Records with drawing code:
# # # # #

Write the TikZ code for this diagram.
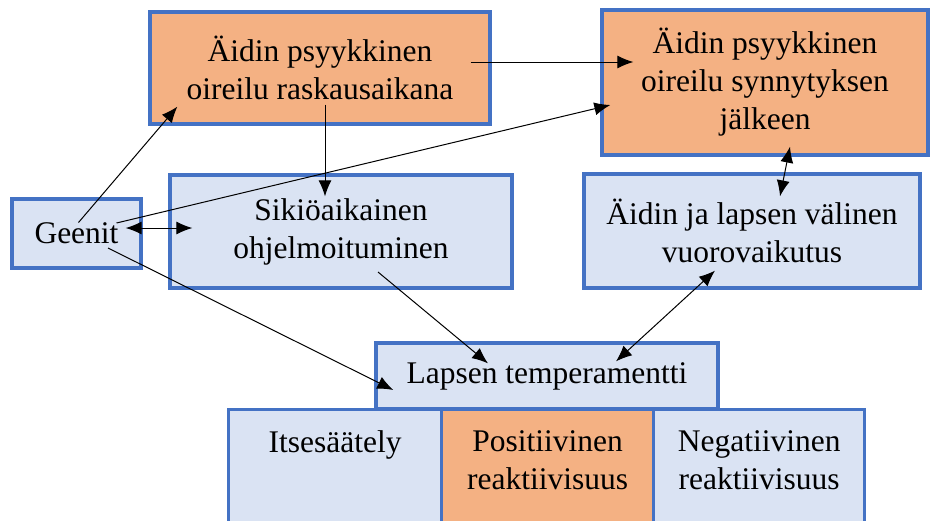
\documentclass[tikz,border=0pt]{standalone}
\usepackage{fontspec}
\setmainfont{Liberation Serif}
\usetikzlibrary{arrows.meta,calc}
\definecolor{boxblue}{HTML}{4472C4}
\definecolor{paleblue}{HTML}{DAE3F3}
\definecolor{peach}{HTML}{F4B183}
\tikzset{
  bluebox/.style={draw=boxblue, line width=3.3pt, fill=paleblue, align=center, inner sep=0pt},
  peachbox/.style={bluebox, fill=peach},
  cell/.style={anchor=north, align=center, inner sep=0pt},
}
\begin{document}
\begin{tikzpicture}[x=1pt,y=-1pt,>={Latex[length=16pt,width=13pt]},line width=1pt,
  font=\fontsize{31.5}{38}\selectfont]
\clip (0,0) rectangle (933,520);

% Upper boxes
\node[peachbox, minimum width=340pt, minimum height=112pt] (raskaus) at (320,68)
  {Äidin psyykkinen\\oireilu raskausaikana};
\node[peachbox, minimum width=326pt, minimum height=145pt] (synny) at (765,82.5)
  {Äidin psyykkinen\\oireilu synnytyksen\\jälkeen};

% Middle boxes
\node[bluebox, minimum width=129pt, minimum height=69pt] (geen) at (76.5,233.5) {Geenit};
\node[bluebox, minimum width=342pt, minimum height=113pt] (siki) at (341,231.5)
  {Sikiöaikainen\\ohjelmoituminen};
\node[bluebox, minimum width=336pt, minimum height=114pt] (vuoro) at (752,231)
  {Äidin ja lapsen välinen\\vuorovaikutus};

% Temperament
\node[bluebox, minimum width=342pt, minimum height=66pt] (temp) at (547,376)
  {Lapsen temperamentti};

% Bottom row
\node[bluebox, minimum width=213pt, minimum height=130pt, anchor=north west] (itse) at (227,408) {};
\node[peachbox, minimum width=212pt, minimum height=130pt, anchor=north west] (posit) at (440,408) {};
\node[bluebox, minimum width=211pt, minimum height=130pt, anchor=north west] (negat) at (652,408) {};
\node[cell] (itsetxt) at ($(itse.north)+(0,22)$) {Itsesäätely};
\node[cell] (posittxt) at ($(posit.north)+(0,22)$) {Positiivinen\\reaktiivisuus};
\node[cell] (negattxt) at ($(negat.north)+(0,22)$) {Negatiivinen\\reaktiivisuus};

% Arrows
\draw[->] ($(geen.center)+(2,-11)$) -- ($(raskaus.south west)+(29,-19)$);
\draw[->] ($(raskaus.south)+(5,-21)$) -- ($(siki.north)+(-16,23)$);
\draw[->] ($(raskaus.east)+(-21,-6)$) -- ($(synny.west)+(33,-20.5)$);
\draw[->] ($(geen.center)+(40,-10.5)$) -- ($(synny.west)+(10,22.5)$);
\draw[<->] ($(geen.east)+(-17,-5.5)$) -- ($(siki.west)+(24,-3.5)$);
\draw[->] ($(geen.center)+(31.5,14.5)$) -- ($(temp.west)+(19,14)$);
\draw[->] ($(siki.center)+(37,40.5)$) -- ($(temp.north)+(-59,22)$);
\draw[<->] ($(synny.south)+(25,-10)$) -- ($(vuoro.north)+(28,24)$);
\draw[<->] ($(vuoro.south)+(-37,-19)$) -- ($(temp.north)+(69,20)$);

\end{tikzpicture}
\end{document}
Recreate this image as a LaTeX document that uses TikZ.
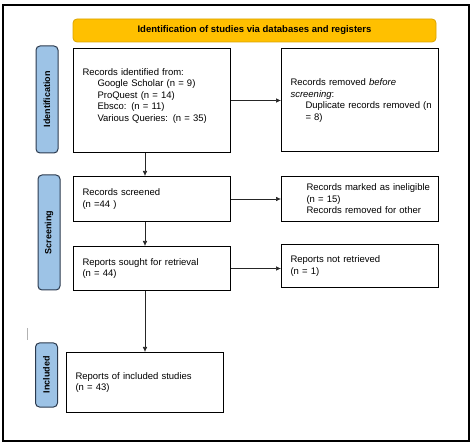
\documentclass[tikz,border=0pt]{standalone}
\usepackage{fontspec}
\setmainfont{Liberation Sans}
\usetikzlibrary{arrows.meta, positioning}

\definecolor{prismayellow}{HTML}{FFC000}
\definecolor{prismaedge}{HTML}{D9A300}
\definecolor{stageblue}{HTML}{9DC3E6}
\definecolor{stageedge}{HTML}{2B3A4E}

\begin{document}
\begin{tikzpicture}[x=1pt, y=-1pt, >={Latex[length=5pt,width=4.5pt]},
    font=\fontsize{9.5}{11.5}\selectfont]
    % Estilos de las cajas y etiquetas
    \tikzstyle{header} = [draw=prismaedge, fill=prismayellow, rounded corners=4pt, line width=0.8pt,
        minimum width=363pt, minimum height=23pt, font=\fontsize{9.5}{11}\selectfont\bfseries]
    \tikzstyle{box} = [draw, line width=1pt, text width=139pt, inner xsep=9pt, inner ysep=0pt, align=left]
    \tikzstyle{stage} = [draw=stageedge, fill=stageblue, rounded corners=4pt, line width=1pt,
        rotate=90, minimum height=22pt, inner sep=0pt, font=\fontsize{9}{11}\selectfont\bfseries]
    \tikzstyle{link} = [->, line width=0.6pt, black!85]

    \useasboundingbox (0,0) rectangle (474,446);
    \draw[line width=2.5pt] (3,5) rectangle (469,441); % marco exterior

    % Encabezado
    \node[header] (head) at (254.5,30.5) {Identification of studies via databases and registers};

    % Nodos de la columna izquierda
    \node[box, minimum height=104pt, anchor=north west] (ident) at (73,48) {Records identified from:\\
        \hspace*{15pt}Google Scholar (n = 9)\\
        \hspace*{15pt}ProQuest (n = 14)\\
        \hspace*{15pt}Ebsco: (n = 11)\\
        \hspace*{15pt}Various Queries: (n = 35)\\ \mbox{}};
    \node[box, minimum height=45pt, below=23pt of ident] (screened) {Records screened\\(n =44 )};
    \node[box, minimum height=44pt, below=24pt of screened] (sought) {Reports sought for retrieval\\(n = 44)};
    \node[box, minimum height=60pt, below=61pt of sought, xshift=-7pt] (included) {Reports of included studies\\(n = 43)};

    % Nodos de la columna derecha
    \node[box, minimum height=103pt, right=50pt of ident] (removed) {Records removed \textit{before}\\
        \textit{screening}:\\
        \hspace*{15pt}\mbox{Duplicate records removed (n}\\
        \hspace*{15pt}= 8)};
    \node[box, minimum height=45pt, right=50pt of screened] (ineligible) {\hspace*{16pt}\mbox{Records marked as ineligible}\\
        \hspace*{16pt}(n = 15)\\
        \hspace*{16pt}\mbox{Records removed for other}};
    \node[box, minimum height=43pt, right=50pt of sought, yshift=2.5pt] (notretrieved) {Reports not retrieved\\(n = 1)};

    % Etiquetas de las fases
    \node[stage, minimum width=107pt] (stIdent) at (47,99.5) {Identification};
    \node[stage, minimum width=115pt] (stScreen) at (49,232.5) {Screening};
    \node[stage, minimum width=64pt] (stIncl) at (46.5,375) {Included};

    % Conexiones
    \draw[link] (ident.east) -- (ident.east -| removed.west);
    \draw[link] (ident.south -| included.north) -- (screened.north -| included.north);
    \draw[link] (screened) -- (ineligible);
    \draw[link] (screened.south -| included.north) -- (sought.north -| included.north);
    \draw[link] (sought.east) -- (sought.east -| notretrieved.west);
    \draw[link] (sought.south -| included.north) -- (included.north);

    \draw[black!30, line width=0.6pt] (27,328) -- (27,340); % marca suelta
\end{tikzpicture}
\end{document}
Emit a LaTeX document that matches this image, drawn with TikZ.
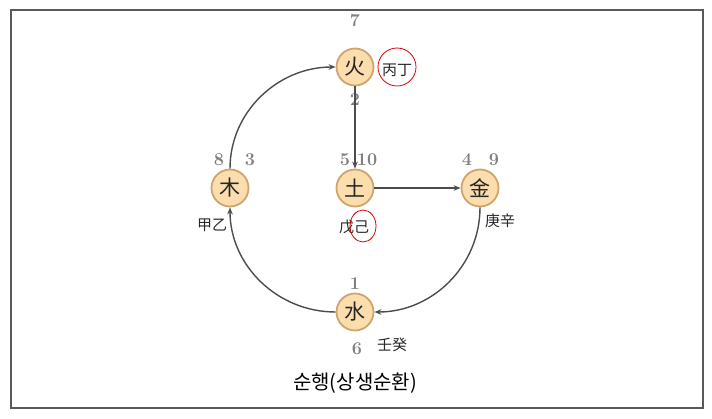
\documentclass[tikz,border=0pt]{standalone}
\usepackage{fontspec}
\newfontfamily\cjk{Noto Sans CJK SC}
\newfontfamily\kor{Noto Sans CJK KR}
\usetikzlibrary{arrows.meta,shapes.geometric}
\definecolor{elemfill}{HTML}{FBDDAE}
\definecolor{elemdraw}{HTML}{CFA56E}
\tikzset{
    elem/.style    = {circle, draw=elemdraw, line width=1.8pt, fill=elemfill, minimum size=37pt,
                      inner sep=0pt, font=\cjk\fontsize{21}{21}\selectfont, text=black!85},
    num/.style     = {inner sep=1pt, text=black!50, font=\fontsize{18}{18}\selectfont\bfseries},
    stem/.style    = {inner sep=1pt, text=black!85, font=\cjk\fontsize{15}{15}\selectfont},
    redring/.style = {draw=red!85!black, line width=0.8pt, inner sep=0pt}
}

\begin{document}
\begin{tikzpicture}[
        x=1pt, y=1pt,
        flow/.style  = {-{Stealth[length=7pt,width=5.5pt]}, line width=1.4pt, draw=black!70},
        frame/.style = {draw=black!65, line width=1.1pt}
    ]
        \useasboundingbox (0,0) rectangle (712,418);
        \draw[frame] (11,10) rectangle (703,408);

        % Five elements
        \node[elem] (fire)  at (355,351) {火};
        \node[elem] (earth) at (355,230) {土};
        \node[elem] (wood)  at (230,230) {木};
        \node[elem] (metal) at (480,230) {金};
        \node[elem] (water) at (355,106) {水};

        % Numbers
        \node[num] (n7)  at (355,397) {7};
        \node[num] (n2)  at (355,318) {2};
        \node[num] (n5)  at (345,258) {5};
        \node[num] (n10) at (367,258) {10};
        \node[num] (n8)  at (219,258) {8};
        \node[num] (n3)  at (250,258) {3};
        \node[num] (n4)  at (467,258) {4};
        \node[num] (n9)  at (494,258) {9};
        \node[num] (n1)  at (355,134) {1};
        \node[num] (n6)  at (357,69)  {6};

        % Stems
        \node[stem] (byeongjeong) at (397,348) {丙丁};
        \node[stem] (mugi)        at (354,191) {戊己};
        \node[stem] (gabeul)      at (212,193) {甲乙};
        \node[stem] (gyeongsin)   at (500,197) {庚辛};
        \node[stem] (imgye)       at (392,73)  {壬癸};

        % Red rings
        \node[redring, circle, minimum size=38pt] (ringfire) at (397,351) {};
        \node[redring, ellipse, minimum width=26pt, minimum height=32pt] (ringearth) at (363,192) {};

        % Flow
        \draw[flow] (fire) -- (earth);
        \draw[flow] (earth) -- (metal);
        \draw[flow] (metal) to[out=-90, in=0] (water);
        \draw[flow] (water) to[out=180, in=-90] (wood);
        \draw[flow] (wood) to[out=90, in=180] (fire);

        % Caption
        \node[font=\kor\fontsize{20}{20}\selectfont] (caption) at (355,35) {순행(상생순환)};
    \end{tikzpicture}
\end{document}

# # # # #

→ **GIVEN REQUEST**:
Pick out the part that begins with the line containing "Emit a LaTeX" and finishes with the line containing "(water) at (355,106)", both included. Restate it exactly, without images.

→ **CORRECT ANSWER**:
Emit a LaTeX document that matches this image, drawn with TikZ.
\documentclass[tikz,border=0pt]{standalone}
\usepackage{fontspec}
\newfontfamily\cjk{Noto Sans CJK SC}
\newfontfamily\kor{Noto Sans CJK KR}
\usetikzlibrary{arrows.meta,shapes.geometric}
\definecolor{elemfill}{HTML}{FBDDAE}
\definecolor{elemdraw}{HTML}{CFA56E}
\tikzset{
    elem/.style    = {circle, draw=elemdraw, line width=1.8pt, fill=elemfill, minimum size=37pt,
                      inner sep=0pt, font=\cjk\fontsize{21}{21}\selectfont, text=black!85},
    num/.style     = {inner sep=1pt, text=black!50, font=\fontsize{18}{18}\selectfont\bfseries},
    stem/.style    = {inner sep=1pt, text=black!85, font=\cjk\fontsize{15}{15}\selectfont},
    redring/.style = {draw=red!85!black, line width=0.8pt, inner sep=0pt}
}

\begin{document}
\begin{tikzpicture}[
        x=1pt, y=1pt,
        flow/.style  = {-{Stealth[length=7pt,width=5.5pt]}, line width=1.4pt, draw=black!70},
        frame/.style = {draw=black!65, line width=1.1pt}
    ]
        \useasboundingbox (0,0) rectangle (712,418);
        \draw[frame] (11,10) rectangle (703,408);

        % Five elements
        \node[elem] (fire)  at (355,351) {火};
        \node[elem] (earth) at (355,230) {土};
        \node[elem] (wood)  at (230,230) {木};
        \node[elem] (metal) at (480,230) {金};
        \node[elem] (water) at (355,106) {水};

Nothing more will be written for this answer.